INSTRUCTION: Determine the number of lines that contain the word "code", then state that number and nothing more.

GIVEN DATA:

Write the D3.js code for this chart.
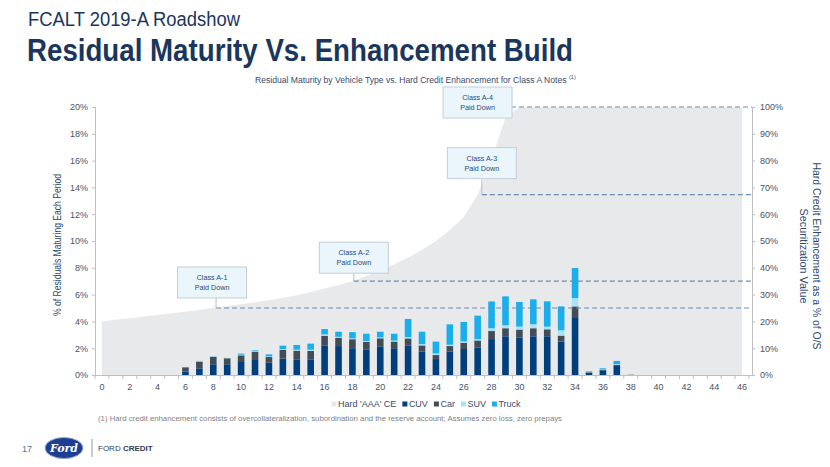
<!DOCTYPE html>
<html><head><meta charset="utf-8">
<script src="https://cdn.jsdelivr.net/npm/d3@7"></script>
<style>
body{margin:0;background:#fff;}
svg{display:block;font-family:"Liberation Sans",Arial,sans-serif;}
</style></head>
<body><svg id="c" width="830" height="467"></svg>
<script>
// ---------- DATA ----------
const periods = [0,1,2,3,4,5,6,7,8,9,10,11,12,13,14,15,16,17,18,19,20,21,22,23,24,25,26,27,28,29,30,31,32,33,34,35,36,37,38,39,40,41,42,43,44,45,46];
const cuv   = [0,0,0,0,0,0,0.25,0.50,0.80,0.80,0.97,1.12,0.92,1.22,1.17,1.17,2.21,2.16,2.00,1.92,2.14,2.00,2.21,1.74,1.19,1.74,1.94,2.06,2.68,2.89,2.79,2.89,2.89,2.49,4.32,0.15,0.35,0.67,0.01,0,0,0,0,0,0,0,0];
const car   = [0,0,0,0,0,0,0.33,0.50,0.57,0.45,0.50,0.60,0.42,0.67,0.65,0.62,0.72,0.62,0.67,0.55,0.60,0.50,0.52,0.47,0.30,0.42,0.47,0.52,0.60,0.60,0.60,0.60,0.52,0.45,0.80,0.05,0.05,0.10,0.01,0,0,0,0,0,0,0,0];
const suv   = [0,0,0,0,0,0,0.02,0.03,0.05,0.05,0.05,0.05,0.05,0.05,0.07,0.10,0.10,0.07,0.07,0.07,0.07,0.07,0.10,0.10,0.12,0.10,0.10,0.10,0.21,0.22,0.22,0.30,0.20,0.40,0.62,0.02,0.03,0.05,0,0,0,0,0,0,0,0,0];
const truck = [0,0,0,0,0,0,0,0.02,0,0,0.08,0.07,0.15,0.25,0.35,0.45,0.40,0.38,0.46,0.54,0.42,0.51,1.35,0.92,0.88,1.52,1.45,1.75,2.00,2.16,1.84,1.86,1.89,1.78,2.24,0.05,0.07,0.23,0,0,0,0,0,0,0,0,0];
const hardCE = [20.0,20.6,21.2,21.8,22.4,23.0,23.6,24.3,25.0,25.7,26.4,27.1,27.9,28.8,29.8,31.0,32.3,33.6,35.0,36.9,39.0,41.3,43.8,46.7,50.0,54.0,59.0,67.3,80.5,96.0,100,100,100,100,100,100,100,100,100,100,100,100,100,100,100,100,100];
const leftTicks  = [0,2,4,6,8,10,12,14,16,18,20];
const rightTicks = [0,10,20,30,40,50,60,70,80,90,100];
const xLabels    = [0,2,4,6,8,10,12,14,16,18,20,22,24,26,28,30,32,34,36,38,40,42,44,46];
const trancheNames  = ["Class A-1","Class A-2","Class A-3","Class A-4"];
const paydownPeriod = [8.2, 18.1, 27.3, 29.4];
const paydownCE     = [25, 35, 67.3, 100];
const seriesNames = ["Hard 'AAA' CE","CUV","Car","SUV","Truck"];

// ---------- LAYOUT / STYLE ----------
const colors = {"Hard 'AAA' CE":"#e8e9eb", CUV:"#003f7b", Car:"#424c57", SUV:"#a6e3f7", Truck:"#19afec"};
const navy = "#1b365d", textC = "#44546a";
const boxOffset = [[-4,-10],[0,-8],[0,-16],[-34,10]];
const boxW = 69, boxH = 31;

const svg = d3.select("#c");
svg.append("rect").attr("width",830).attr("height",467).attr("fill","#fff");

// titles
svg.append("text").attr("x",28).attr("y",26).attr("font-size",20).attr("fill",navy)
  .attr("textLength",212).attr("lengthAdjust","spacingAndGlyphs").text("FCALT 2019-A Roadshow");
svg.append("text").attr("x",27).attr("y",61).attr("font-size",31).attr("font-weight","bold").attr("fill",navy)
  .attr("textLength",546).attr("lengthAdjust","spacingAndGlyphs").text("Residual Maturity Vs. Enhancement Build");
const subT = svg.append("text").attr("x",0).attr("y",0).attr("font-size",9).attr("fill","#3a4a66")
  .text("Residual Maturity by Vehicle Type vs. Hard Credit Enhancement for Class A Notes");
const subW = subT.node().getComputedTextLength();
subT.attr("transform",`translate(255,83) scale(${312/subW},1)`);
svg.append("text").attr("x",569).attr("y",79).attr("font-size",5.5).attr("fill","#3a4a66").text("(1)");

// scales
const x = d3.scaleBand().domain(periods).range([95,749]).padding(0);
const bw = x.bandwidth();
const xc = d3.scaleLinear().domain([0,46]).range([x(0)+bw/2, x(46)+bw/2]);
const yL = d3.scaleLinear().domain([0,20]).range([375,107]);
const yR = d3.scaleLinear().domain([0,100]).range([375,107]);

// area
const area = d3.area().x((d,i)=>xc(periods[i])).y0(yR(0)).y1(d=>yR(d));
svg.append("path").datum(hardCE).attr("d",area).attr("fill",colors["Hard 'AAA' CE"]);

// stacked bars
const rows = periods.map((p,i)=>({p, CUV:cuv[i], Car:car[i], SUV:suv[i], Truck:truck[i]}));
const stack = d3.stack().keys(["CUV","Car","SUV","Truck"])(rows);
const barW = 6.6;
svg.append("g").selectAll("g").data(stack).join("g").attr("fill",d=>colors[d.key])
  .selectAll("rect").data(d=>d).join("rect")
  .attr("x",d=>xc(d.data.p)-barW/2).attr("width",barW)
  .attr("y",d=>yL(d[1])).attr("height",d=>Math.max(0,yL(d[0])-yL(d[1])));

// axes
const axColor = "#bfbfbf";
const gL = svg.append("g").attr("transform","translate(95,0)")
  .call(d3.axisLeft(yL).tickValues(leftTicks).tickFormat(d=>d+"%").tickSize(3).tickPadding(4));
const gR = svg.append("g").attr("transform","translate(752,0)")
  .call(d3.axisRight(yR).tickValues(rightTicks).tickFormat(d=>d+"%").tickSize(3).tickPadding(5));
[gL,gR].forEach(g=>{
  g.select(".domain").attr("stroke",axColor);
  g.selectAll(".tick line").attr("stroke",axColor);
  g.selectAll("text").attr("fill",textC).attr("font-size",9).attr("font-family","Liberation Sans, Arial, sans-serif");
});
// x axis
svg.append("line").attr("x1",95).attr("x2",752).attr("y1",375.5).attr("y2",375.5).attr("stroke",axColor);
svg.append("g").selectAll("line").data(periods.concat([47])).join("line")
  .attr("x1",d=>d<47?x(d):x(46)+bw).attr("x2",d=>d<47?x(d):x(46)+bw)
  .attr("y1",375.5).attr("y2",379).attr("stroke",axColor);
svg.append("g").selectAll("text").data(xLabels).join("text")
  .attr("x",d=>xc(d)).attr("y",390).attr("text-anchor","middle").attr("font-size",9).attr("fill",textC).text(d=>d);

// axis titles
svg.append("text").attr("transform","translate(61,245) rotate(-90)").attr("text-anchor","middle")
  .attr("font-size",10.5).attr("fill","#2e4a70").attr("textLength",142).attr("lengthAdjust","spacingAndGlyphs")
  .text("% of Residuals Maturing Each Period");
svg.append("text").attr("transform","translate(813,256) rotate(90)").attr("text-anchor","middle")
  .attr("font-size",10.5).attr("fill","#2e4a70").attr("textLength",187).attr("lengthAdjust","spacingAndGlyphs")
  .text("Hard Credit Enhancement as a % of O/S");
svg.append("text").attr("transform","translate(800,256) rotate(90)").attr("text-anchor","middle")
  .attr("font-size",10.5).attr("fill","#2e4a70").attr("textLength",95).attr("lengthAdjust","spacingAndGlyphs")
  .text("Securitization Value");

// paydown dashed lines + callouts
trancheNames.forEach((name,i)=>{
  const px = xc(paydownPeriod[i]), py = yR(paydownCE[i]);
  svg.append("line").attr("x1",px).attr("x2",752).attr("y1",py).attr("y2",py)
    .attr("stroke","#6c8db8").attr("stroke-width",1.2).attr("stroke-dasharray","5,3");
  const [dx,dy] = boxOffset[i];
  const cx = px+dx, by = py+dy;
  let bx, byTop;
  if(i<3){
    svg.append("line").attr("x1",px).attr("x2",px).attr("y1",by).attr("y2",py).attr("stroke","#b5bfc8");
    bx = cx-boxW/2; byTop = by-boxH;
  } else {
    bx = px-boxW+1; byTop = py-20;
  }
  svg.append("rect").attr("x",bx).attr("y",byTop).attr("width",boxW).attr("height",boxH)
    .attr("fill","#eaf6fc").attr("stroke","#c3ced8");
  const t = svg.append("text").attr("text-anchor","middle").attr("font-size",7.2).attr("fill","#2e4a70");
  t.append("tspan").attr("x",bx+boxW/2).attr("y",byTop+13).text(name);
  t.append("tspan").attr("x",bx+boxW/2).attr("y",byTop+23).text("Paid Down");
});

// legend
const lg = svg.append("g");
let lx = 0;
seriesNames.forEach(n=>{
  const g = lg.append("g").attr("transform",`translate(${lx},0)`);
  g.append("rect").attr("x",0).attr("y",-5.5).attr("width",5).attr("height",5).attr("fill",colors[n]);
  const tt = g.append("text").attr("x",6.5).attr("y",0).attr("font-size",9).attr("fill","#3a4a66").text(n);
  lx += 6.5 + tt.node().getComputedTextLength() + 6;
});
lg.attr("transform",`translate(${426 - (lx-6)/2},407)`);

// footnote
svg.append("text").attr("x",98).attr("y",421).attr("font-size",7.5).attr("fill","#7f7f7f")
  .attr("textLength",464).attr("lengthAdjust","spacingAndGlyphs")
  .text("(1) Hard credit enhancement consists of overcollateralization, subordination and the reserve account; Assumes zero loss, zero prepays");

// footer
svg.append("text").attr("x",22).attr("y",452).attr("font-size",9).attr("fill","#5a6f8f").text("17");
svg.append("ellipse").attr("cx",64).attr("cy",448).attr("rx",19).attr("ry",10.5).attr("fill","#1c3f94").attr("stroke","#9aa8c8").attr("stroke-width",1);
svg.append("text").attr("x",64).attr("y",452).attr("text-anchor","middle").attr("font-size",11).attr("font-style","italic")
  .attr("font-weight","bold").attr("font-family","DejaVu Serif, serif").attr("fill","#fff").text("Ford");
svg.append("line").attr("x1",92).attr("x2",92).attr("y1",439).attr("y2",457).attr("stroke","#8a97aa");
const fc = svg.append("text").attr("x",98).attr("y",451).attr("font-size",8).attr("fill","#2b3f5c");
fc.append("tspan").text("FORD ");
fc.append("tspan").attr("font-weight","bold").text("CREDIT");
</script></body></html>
* * *
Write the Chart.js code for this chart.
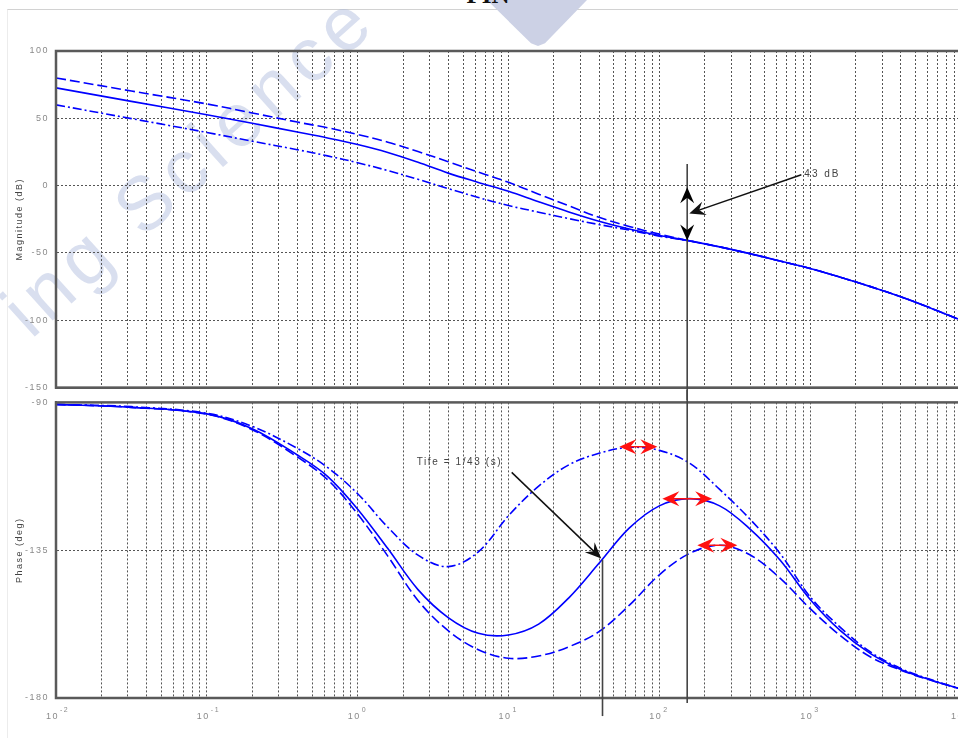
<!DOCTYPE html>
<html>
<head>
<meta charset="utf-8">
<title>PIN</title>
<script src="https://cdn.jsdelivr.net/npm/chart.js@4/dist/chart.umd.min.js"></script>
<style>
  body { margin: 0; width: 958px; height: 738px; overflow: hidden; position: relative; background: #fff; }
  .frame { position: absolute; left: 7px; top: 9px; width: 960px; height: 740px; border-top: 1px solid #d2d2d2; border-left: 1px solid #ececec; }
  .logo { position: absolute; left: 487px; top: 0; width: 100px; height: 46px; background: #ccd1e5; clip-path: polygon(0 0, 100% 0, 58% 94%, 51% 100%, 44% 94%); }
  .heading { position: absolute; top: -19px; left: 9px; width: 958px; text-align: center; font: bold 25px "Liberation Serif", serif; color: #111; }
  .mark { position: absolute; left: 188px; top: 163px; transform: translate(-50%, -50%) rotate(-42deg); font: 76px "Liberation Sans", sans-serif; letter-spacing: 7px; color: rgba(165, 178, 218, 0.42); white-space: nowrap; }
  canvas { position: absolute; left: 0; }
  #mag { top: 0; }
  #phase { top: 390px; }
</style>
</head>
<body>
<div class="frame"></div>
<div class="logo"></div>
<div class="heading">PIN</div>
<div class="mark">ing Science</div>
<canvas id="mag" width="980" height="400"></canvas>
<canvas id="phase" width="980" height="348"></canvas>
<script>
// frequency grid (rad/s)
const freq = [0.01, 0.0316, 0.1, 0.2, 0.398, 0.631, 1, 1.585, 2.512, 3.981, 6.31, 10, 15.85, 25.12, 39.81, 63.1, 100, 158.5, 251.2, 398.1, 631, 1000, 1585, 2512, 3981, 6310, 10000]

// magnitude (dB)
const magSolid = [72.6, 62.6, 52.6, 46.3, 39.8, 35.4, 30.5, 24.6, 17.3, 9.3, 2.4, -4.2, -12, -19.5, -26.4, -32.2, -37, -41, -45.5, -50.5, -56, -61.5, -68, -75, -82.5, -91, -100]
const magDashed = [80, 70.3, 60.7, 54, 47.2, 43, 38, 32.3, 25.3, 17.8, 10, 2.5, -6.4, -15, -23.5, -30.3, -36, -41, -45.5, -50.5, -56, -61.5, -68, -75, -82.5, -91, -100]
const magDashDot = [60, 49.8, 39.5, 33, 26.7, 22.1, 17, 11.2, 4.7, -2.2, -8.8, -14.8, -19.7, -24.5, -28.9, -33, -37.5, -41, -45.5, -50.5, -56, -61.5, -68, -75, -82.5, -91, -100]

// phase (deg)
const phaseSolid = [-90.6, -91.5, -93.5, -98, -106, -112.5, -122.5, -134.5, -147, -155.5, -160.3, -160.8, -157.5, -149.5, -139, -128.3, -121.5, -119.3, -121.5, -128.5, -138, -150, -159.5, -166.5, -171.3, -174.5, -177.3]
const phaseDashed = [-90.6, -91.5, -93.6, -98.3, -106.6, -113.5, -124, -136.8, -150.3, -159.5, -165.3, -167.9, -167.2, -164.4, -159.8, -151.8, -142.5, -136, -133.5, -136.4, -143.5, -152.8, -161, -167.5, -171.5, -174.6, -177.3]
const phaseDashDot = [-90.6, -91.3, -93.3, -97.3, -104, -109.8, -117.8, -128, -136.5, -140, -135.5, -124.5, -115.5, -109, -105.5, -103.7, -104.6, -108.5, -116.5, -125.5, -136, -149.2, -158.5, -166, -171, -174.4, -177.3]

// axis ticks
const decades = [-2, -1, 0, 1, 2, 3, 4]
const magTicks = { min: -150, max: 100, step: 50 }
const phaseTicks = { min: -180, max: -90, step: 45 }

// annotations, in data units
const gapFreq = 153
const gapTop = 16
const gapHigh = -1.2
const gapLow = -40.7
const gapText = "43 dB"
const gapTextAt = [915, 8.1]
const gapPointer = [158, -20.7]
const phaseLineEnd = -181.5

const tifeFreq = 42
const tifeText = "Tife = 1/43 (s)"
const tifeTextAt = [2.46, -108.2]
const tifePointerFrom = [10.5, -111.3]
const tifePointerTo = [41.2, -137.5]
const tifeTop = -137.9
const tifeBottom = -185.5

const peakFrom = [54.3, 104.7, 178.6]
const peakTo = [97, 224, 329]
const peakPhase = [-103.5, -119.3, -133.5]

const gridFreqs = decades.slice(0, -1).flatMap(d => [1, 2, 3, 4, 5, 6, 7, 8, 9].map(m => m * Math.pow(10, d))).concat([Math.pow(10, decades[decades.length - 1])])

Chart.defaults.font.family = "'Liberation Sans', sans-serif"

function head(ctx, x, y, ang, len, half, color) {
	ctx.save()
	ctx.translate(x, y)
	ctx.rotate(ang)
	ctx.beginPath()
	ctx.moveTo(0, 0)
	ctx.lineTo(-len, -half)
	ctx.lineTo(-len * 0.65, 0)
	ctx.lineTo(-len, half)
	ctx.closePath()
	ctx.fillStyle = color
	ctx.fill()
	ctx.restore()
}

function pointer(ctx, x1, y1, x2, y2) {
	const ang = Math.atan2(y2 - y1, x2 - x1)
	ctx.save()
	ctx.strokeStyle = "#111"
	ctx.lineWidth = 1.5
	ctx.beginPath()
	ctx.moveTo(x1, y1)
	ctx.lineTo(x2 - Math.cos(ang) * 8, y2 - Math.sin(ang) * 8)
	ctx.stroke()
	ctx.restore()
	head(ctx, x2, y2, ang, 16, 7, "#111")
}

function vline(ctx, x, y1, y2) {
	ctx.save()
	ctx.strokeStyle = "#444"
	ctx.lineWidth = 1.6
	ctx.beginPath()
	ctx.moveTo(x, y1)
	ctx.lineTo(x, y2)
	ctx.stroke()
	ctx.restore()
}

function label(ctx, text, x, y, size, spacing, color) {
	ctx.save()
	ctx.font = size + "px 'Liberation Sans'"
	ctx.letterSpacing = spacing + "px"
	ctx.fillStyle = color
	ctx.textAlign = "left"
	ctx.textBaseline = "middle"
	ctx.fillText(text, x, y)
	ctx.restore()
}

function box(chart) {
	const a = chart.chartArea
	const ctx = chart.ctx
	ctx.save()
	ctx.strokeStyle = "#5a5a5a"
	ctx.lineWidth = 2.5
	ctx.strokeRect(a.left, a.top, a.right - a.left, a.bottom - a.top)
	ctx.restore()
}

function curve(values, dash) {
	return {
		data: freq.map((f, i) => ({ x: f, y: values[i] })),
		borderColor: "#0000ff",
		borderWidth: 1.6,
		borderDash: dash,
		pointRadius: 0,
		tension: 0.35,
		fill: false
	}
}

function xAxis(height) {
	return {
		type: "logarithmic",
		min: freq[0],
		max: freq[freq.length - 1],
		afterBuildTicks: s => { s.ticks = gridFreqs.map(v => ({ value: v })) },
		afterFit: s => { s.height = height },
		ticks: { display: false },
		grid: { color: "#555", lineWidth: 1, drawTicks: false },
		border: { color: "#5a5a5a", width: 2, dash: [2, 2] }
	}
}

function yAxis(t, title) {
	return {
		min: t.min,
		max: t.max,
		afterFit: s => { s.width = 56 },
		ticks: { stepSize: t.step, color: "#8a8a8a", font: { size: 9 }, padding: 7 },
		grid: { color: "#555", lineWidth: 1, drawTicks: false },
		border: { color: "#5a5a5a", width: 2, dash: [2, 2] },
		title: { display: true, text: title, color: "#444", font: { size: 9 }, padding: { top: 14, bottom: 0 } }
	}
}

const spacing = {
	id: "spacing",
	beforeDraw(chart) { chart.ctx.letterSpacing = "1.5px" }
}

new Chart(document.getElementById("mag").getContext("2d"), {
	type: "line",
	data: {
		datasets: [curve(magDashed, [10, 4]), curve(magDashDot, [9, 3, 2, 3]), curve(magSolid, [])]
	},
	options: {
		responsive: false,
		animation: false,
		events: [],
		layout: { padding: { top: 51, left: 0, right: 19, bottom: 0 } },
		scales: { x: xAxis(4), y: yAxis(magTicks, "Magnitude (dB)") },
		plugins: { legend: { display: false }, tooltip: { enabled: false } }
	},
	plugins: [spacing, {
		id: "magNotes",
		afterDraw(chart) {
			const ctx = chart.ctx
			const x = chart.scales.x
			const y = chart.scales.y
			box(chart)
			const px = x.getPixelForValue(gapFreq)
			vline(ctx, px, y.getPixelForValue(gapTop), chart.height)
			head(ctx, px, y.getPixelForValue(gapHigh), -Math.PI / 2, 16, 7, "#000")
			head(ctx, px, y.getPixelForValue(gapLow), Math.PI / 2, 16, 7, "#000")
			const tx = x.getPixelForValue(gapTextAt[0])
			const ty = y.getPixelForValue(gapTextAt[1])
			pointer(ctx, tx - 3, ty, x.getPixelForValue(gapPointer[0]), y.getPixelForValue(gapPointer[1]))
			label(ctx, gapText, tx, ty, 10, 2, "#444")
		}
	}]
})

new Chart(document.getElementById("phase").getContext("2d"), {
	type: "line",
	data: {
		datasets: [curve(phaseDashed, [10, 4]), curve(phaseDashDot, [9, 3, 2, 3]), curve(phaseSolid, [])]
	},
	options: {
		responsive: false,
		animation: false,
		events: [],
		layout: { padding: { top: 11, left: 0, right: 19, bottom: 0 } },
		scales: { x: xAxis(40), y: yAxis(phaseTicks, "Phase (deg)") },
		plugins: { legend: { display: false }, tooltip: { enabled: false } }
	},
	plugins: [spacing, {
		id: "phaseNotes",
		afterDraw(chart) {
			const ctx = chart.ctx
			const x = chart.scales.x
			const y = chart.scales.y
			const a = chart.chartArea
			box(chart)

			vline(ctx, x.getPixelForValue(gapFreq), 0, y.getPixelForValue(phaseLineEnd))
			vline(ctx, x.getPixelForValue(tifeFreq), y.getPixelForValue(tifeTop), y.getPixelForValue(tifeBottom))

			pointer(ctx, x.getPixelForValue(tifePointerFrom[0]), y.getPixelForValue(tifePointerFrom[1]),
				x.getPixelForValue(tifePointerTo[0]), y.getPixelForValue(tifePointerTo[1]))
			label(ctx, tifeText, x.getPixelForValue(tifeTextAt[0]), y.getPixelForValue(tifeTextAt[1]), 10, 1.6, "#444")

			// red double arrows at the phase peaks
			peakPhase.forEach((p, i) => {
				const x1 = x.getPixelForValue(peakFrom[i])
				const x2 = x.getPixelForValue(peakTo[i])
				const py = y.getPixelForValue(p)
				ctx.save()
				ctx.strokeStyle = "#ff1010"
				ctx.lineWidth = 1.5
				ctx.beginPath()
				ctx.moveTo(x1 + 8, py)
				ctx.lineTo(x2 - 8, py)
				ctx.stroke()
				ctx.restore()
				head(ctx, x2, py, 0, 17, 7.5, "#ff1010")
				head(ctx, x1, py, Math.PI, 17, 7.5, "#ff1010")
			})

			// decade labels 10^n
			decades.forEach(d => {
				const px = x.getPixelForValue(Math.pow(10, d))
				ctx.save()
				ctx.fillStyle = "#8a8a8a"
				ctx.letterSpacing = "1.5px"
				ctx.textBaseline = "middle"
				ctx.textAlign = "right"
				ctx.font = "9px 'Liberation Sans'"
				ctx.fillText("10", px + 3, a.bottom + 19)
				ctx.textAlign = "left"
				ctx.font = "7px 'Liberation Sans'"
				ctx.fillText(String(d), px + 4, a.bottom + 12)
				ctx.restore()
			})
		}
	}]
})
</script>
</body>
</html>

FULL SOLUTION: 2